-- START ENTRIES --

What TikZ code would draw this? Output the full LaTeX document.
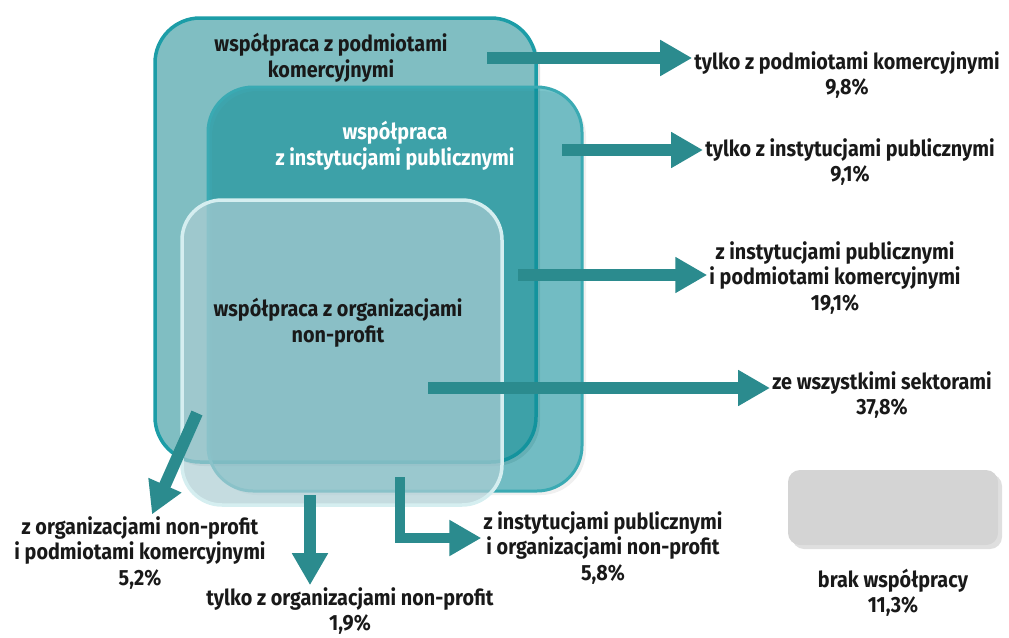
\documentclass[tikz,border=0pt]{standalone}
\usepackage{fontspec}
\setmainfont{Fira Sans}[FakeStretch=0.9]
\usetikzlibrary{arrows.meta,shadows}

\definecolor{komfill}{HTML}{80BEC2}
\definecolor{komline}{HTML}{1C9DA7}
\definecolor{pubfill}{HTML}{008E9A}
\definecolor{publine}{HTML}{3AAAB3}
\definecolor{orgfill}{HTML}{ACCDD3}
\definecolor{orgline}{HTML}{D5EEF0}
\definecolor{flowteal}{HTML}{2B8B8E}
\definecolor{nonegray}{HTML}{D4D4D4}

\tikzset{
  sector/.style={rounded corners=45pt, inner sep=0pt},
  lbl/.style={align=center, font=\bfseries\fontsize{22}{25.5}\selectfont, text=black!90, inner sep=2pt},
  flow/.style={draw=flowteal, line width=12pt, -{Triangle[length=32pt,width=34pt]}},
  softshadow/.style={drop shadow={opacity=#1, shadow xshift=4pt, shadow yshift=-4pt}},
  softshadow/.default=0.25
}

\begin{document}
\begin{tikzpicture}[x=1pt,y=-1pt]
\useasboundingbox (0,0) rectangle (1009,637);

\node (kom) at (345.5,240) [sector, softshadow, draw=komline, line width=3.5pt, fill=komfill, minimum width=381pt, minimum height=444pt] {};
\node (pub) at (395,289)   [sector, softshadow=0.12, draw=publine, line width=3pt, fill=pubfill, fill opacity=0.52, minimum width=374pt, minimum height=404pt] {};
\node (org) at (342,352.5) [sector, rounded corners=40pt, draw=orgline, line width=3.5pt, fill=orgfill, fill opacity=0.7, minimum width=320pt, minimum height=305pt] {};
\node (none) at (893,507.5) [rounded corners=12pt, softshadow, fill=nonegray, minimum width=210pt, minimum height=75pt] {};

\node (komtxt) at (331,58)  [lbl] {współpraca z podmiotami\\komercyjnymi};
\node (pubtxt) at (395,146) [lbl, text=white] {współpraca\\z instytucjami publicznymi};
\node (orgtxt) at (338,323) [lbl] {współpraca z organizacjami\\non-profit};

\node (onlykom) at (847,75)  [lbl] {tylko z podmiotami komercyjnymi\\9,8\%};
\node (onlypub) at (850,162) [lbl] {tylko z instytucjami publicznymi\\9,1\%};
\node (pubkom)  at (835,278) [lbl] {z instytucjami publicznymi\\i podmiotami komercyjnymi\\19,1\%};
\node (all)     at (882,395) [lbl] {ze wszystkimi sektorami\\37,8\%};
\node (orgkom)  at (140,553) [lbl] {z organizacjami non-profit\\i podmiotami komercyjnymi\\5,2\%};
\node (onlyorg) at (350,611) [lbl] {tylko z organizacjami non-profit\\1,9\%};
\node (puborg)  at (603,548) [lbl] {z instytucjami publicznymi\\i organizacjami non-profit\\5,8\%};
\node (nonetxt) at (893,593) [lbl] {brak współpracy\\11,3\%};

\coordinate (s1) at (487,58);
\coordinate (s2) at (562,150);
\coordinate (s3) at (518,275);
\coordinate (s4) at (428,388);
\coordinate (s5) at (197,413);
\coordinate (s6) at (310,495);
\coordinate (s7) at (400,477);

\draw [flow] (s1) -- (s1 -| onlykom.west);
\draw [flow] (s2) -- (s2 -| onlypub.west);
\draw [flow] (s3) -- (s3 -| pubkom.west);
\draw [flow] (s4) -- (s4 -| all.west);
\draw [flow] (s5) -- ([xshift=12pt]orgkom.north);
\draw [flow] (s6) -- (s6 |- onlyorg.north);
\draw [flow, line width=10pt] (s7) |- ([yshift=10pt]puborg.west);

\end{tikzpicture}
\end{document}
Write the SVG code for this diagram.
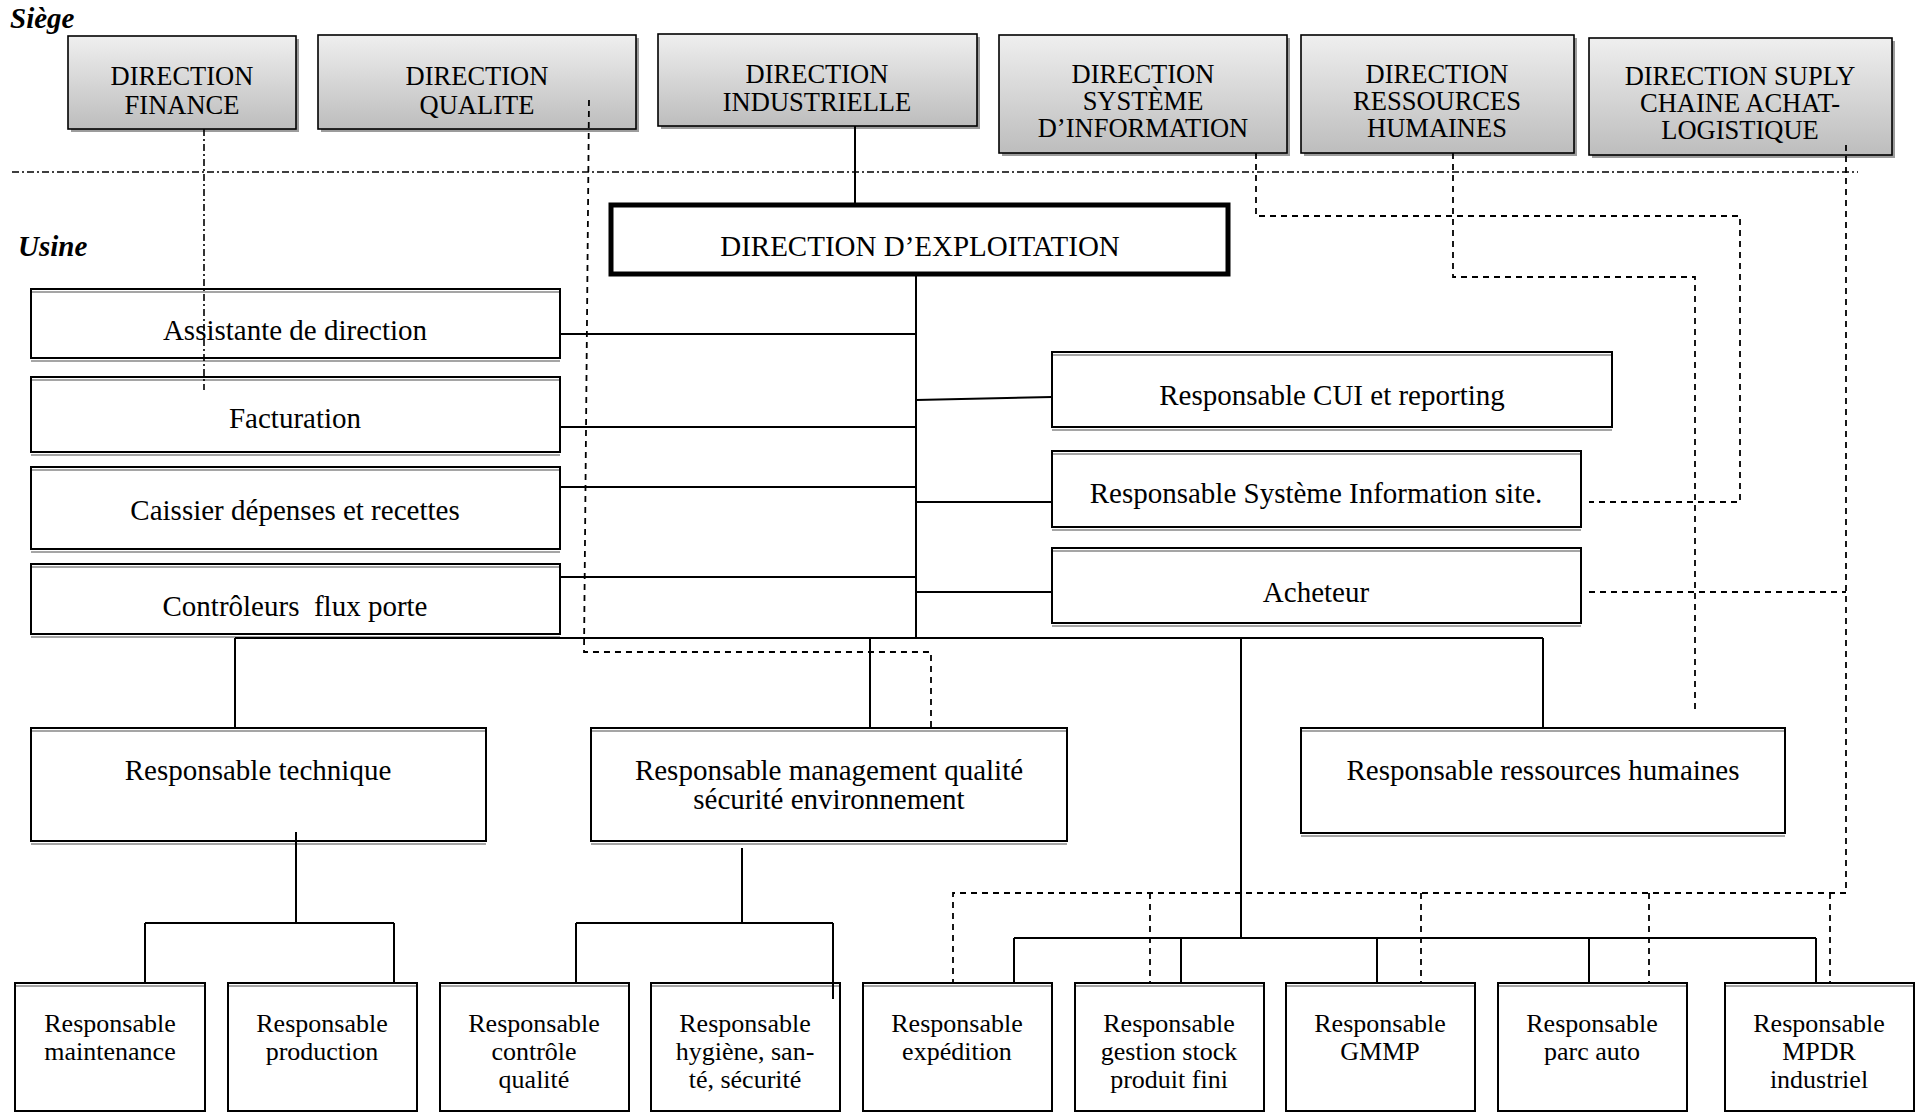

-- END ENTRIES --

→ SHORT PROBLEM:
Write the material out again exactly as it appears, dropping the pictures.

→ EXERCISE OUTPUT:
What TikZ code would draw this? Output the full LaTeX document.
\documentclass[tikz,border=0pt]{standalone}
\usepackage{fontspec}
\setmainfont{Fira Sans}[FakeStretch=0.9]
\usetikzlibrary{arrows.meta,shadows}

\definecolor{komfill}{HTML}{80BEC2}
\definecolor{komline}{HTML}{1C9DA7}
\definecolor{pubfill}{HTML}{008E9A}
\definecolor{publine}{HTML}{3AAAB3}
\definecolor{orgfill}{HTML}{ACCDD3}
\definecolor{orgline}{HTML}{D5EEF0}
\definecolor{flowteal}{HTML}{2B8B8E}
\definecolor{nonegray}{HTML}{D4D4D4}

\tikzset{
  sector/.style={rounded corners=45pt, inner sep=0pt},
  lbl/.style={align=center, font=\bfseries\fontsize{22}{25.5}\selectfont, text=black!90, inner sep=2pt},
  flow/.style={draw=flowteal, line width=12pt, -{Triangle[length=32pt,width=34pt]}},
  softshadow/.style={drop shadow={opacity=#1, shadow xshift=4pt, shadow yshift=-4pt}},
  softshadow/.default=0.25
}

\begin{document}
\begin{tikzpicture}[x=1pt,y=-1pt]
\useasboundingbox (0,0) rectangle (1009,637);

\node (kom) at (345.5,240) [sector, softshadow, draw=komline, line width=3.5pt, fill=komfill, minimum width=381pt, minimum height=444pt] {};
\node (pub) at (395,289)   [sector, softshadow=0.12, draw=publine, line width=3pt, fill=pubfill, fill opacity=0.52, minimum width=374pt, minimum height=404pt] {};
\node (org) at (342,352.5) [sector, rounded corners=40pt, draw=orgline, line width=3.5pt, fill=orgfill, fill opacity=0.7, minimum width=320pt, minimum height=305pt] {};
\node (none) at (893,507.5) [rounded corners=12pt, softshadow, fill=nonegray, minimum width=210pt, minimum height=75pt] {};

\node (komtxt) at (331,58)  [lbl] {współpraca z podmiotami\\komercyjnymi};
\node (pubtxt) at (395,146) [lbl, text=white] {współpraca\\z instytucjami publicznymi};
\node (orgtxt) at (338,323) [lbl] {współpraca z organizacjami\\non-profit};

\node (onlykom) at (847,75)  [lbl] {tylko z podmiotami komercyjnymi\\9,8\%};
\node (onlypub) at (850,162) [lbl] {tylko z instytucjami publicznymi\\9,1\%};
\node (pubkom)  at (835,278) [lbl] {z instytucjami publicznymi\\i podmiotami komercyjnymi\\19,1\%};
\node (all)     at (882,395) [lbl] {ze wszystkimi sektorami\\37,8\%};
\node (orgkom)  at (140,553) [lbl] {z organizacjami non-profit\\i podmiotami komercyjnymi\\5,2\%};
\node (onlyorg) at (350,611) [lbl] {tylko z organizacjami non-profit\\1,9\%};
\node (puborg)  at (603,548) [lbl] {z instytucjami publicznymi\\i organizacjami non-profit\\5,8\%};
\node (nonetxt) at (893,593) [lbl] {brak współpracy\\11,3\%};

\coordinate (s1) at (487,58);
\coordinate (s2) at (562,150);
\coordinate (s3) at (518,275);
\coordinate (s4) at (428,388);
\coordinate (s5) at (197,413);
\coordinate (s6) at (310,495);
\coordinate (s7) at (400,477);

\draw [flow] (s1) -- (s1 -| onlykom.west);
\draw [flow] (s2) -- (s2 -| onlypub.west);
\draw [flow] (s3) -- (s3 -| pubkom.west);
\draw [flow] (s4) -- (s4 -| all.west);
\draw [flow] (s5) -- ([xshift=12pt]orgkom.north);
\draw [flow] (s6) -- (s6 |- onlyorg.north);
\draw [flow, line width=10pt] (s7) |- ([yshift=10pt]puborg.west);

\end{tikzpicture}
\end{document}
Write the SVG code for this diagram.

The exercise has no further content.